The discussion of the New Yorker cover featuring Senator Barack Obama dressed as a Muslim of Southwest Asia or East Africa and Michelle Obama dressed as a Black Liberation Fighter with full Afro and AK47 has taken primarily two tracts: the inability to appreciate the satirical intent of the cartoon exactly to condemn the politics of fear, or the bad taste, insensitivity and poor judgment of the New Yorker for publishing the drawing. Both tracts center their discussions, understandably, on the possible impacts on the presidential campaign. Lost, or at least submerged, in the discussion is the Michelle Obama part of the equation of the fear politics, U.S. fear of Black radicalism, U.S. fear of black anger, and thus the persistence of racism. She had the gall to admit that she has not always been proud of her country’s behavior. Imagine that.

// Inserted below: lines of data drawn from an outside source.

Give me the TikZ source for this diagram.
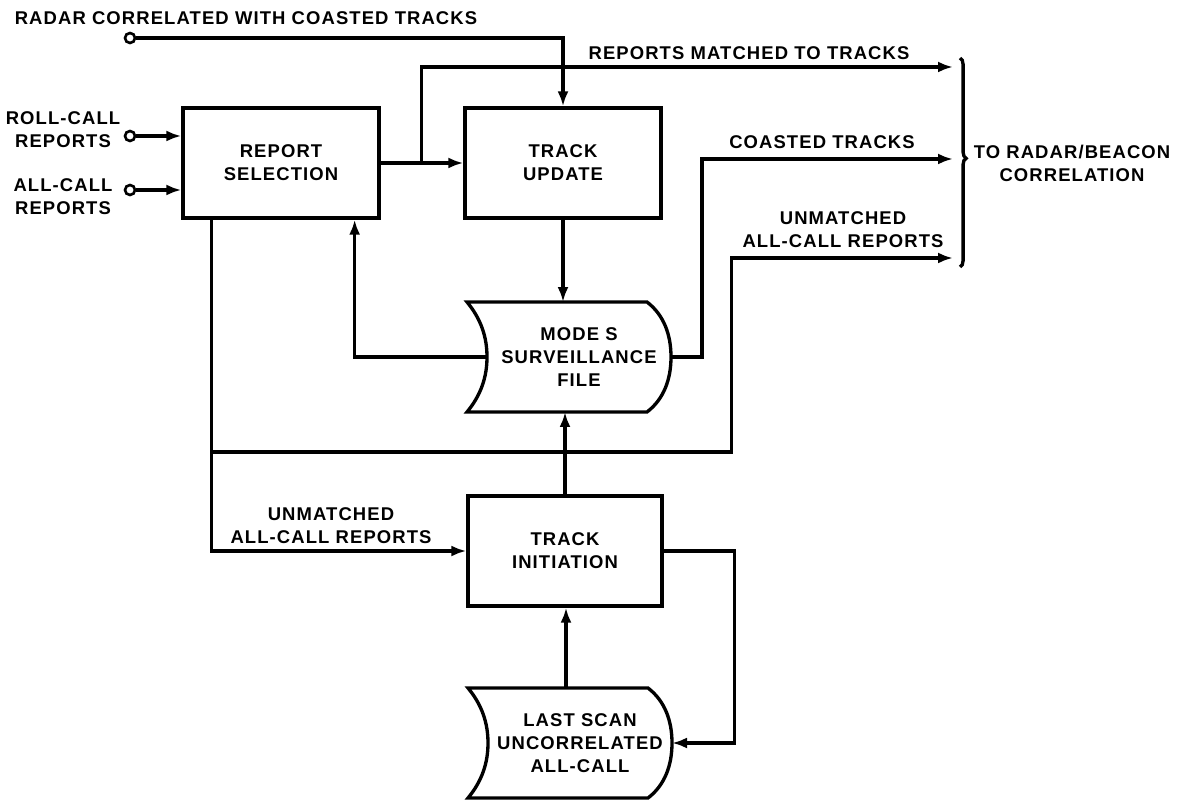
\documentclass[tikz,border=0pt]{standalone}
\usepackage{fontspec}
\setmainfont{Liberation Sans}[LetterSpace=6]
\usetikzlibrary{arrows.meta,calc,decorations.pathreplacing}

\tikzset{
	storefile/.pic={
		\draw (-102,-55) -- (78,-55)
			.. controls (95,-42) and (102,-22) .. (102,0)
			.. controls (102,22) and (95,42) .. (78,55)
			-- (-102,55)
			.. controls (-88,38) and (-82,20) .. (-82,0)
			.. controls (-82,-20) and (-88,-38) .. (-102,-55) -- cycle;
		\node[align=center] (-txt) at (10,0) {#1};
		\coordinate (-north) at (-4,-55);
		\coordinate (-south) at (-4,55);
		\coordinate (-west) at (-82,0);
		\coordinate (-east) at (102,0);
	}
}

\begin{document}
\begin{tikzpicture}[x=0.02cm, y=-0.02cm, line width=1.9pt, every node/.style={font=\bfseries\fontsize{10.5}{13}\selectfont}, >={Latex[length=3mm,width=2.2mm]}, box/.style={draw, minimum width=3.92cm, minimum height=2.2cm, align=center}, lbl/.style={align=center, inner sep=0pt}, port/.style={draw, circle, inner sep=0pt, minimum size=0.2cm, line width=1.5pt}]
	\useasboundingbox (0,0) rectangle (1189,803);
	% boxes and files
	\node[box] (rs) at (281,163) {REPORT\\SELECTION};
	\node[box] (tu) at (563,163) {TRACK\\UPDATE};
	\node[box, minimum width=3.88cm] (ti) at (565,551) {TRACK\\INITIATION};
	\pic (msf) at (569,357) {storefile={MODE S\\SURVEILLANCE\\FILE}};
	\pic (lsf) at (570,743) {storefile={LAST SCAN\\UNCORRELATED\\ALL-CALL}};
	% inputs
	\node[port] (rad) at (130,38) {};
	\node[port] (rc) at (130,136) {};
	\node[port] (ac) at (130,190) {};
	\node[lbl] (radl) at (246,18) {RADAR CORRELATED WITH COASTED TRACKS};
	\node[lbl] (rcl) at (63,130) {ROLL-CALL\\REPORTS};
	\node[lbl] (acl) at (63,197) {ALL-CALL\\REPORTS};
	% outputs
	\coordinate (out1) at (953,67);
	\coordinate (out2) at (953,159);
	\coordinate (out3) at (953,258);
	\coordinate (br) at ([xshift=0.82cm]rs.east);
	\coordinate (split) at ([xshift=0.6cm]rs.south west |- 0,452);
	\node[lbl] (rmt) at (749,53) {REPORTS MATCHED TO TRACKS};
	\node[lbl] (cst) at (822,142) {COASTED TRACKS};
	\node[lbl] (uar) at (843,230) {UNMATCHED\\ALL-CALL REPORTS};
	\node[lbl] (ual) at (331,526) {UNMATCHED\\ALL-CALL REPORTS};
	\node[lbl] (rbc) at (1072,163) {TO RADAR/BEACON\\CORRELATION};
	\draw[decorate, decoration={brace, amplitude=3.5pt, aspect=0.48}] (960,58) -- (960,267);
	% connectors
	\draw[->] (rad) -| (tu.north);
	\draw[->] (rc) -- (rc -| rs.west);
	\draw[->] (ac) -- (ac -| rs.west);
	\draw[->] (rs) -- (tu);
	\draw[->] (br) |- (out1);
	\draw[->] (tu.south) -- (tu.south |- msf-north);
	\draw[->] (msf-west) -| ([xshift=-0.52cm]rs.south east);
	\draw[->] (msf-east) -- ++(31,0) |- (out2);
	\draw[->] ([xshift=0.6cm]rs.south west) |- (ti.west);
	\draw[->] (split) -- ++(520,0) |- (out3);
	\draw[->] (ti.north) -- (ti.north |- msf-south);
	\draw[->] (lsf-north) -- (lsf-north |- ti.south);
	\draw[->] (ti.east) -- ++(71,0) |- (lsf-east);
\end{tikzpicture}
\end{document}
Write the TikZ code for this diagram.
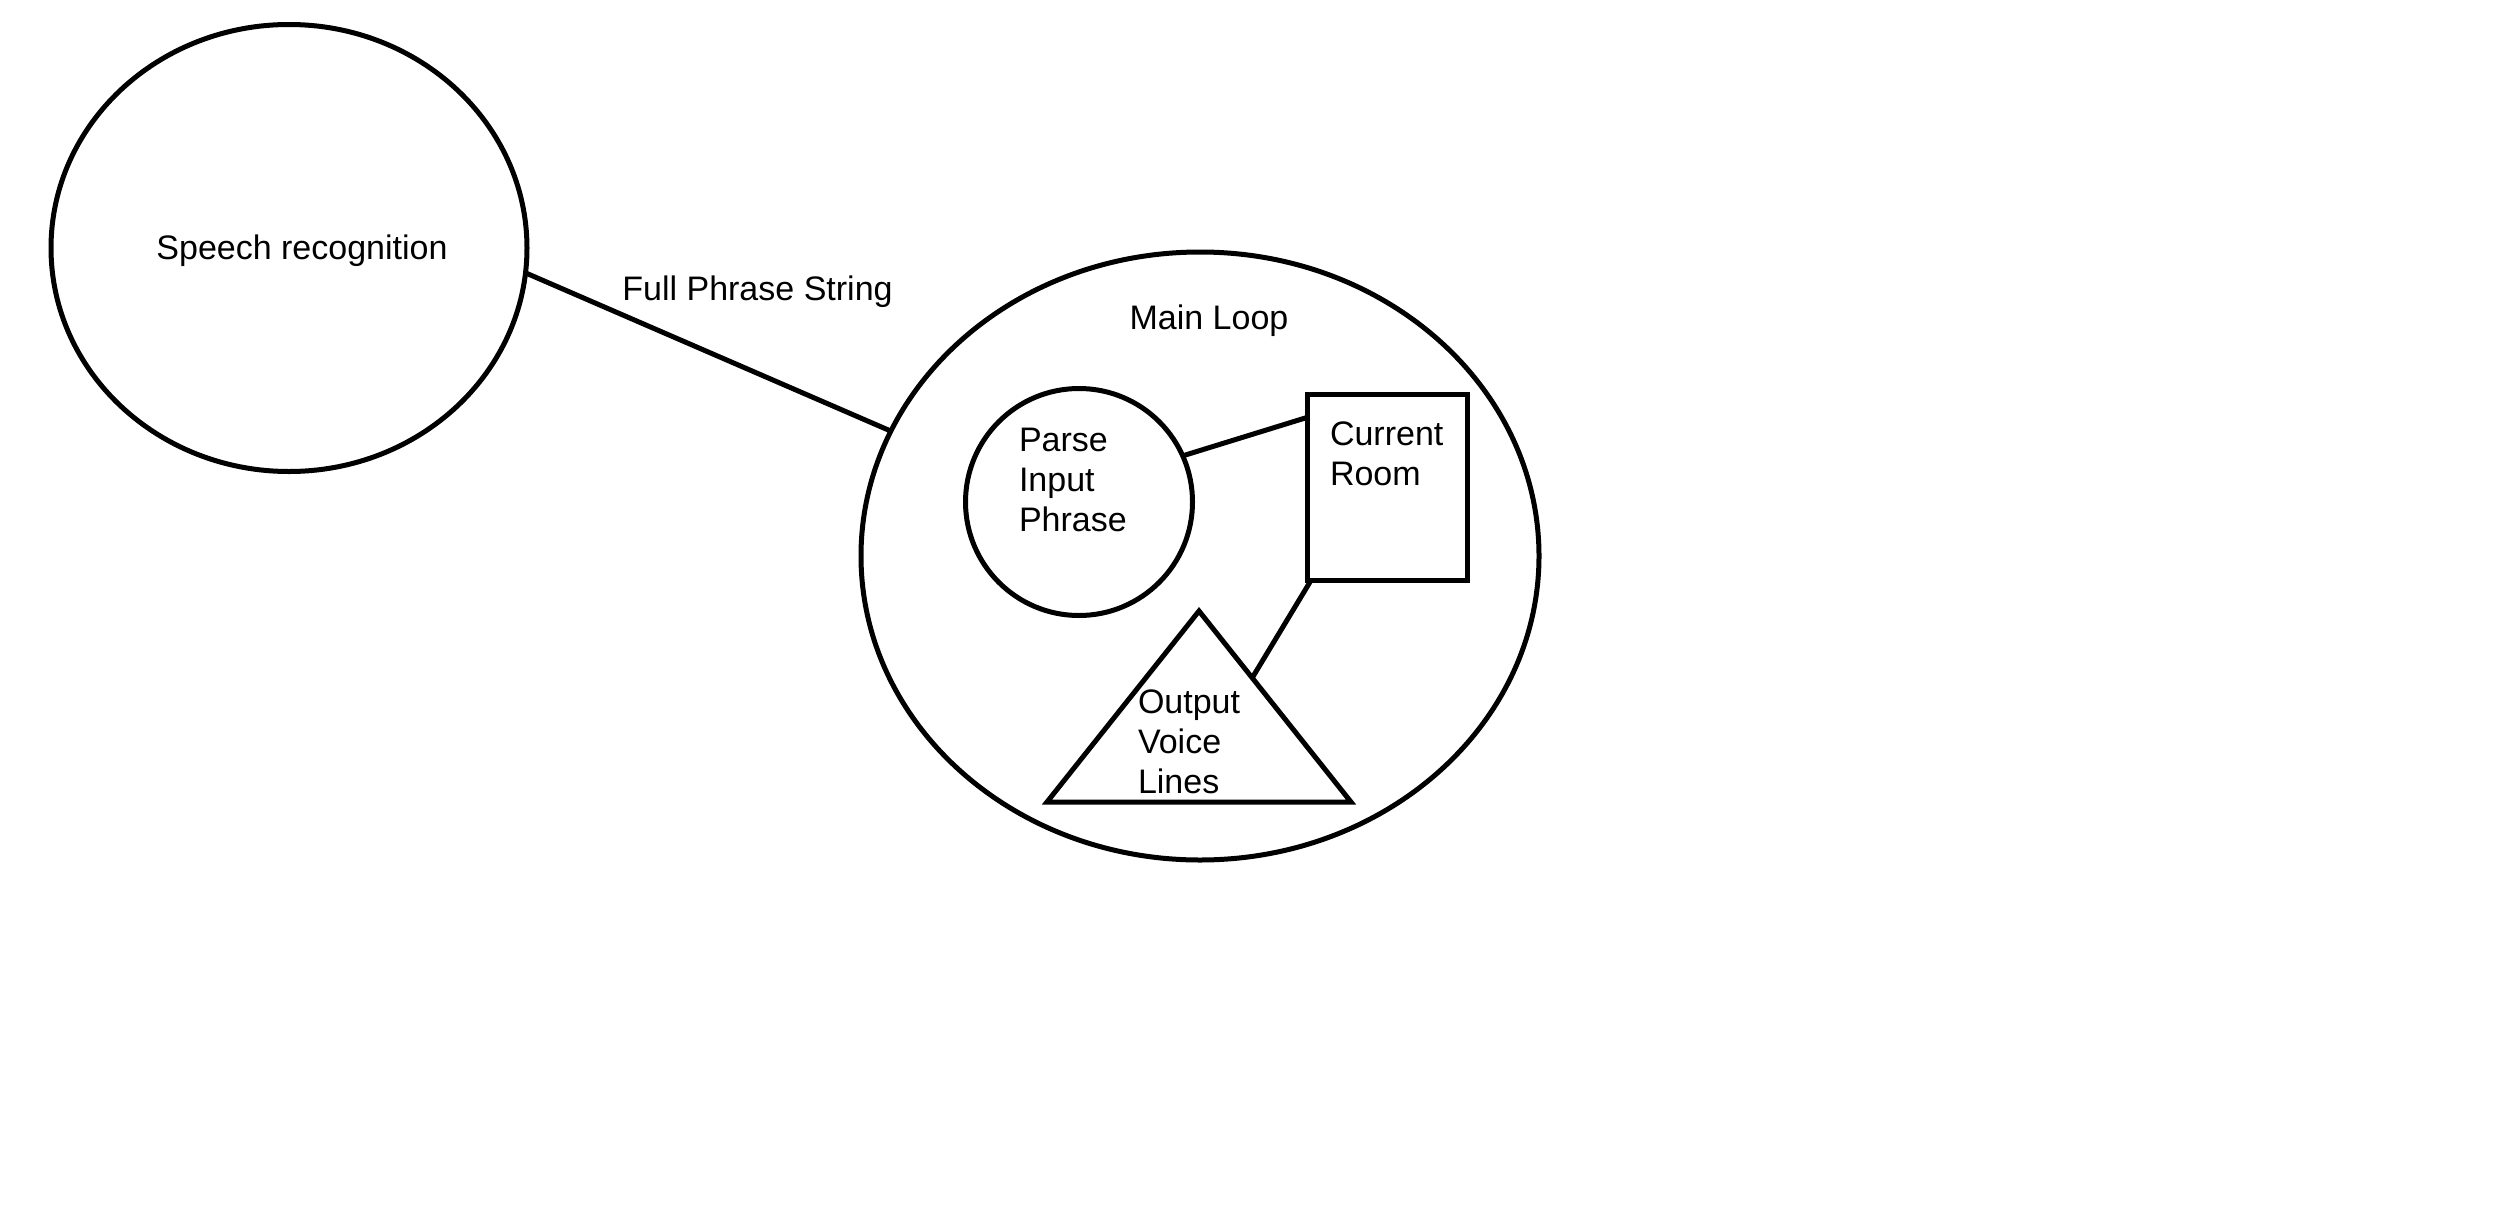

The political right represents Black anger as unjustified, irresponsible, and a security risk. The political center and the center-left represent Black anger as perhaps justified for class reasons, but irresponsible, and a political risk as it mobilizes reactionary action from the White working and middle classes who should be in solidarity with the Black working and middle classes. That narrow political spectrum casts persistent Black disenfranchisement, poverty, alienation as essentially behavioral problems. If Black people stop acting the way they do, they too can succeed, a usefully vague notion. So the race that Americans want to take them beyond race turns on race and U.S. inability or unwillingness to address racism, the real “race” problem.
Now, during the week of the Democratic National Convention, Michelle Obama’s keynote speech Monday night played the familiar notes of American Exceptionalism, the narrative of uniquely American working class and middle class possibilities for upward mobility and wealth if one works hard enough and sacrifices enough. Michelle Obama emphasized, for example, how her story and her husband’s story are so similar: her raised working class on the Southside of Chicago, and him raised by a single mother, perhaps the only single mother in recent history who Americans have been asked to feel for, and her parents, working class white people. The message was clear: we are really all the same; we Black people are just like you White people.
Revealingly, the mainstream media picked up this sameness theme and framed it as a necessary humanizing of Michelle Obama, that indeed, she had to demonstrate to the American people, which really means most of the 80 percent white electorate, that she and her husband and their daughters are just like other Americans, that they love each other, work hard, believe in God, love their country, are Americans. Consider this: 8 out of every 10 voters in the U.S. are white. A significant number of these 8 voters need to be shown that Black people are human like them. That is what it means to humanize people, isn’t it, to make them more human in some one else’s eyes? How were they perceived before they were humanized? How do Whites really see Blacks if in the week when Barack Obama gave his acceptance speech on the anniversary of Dr. King’s speech at the March on Washington, his wife still needed to be humanized, and this is taken as necessary and serious politics?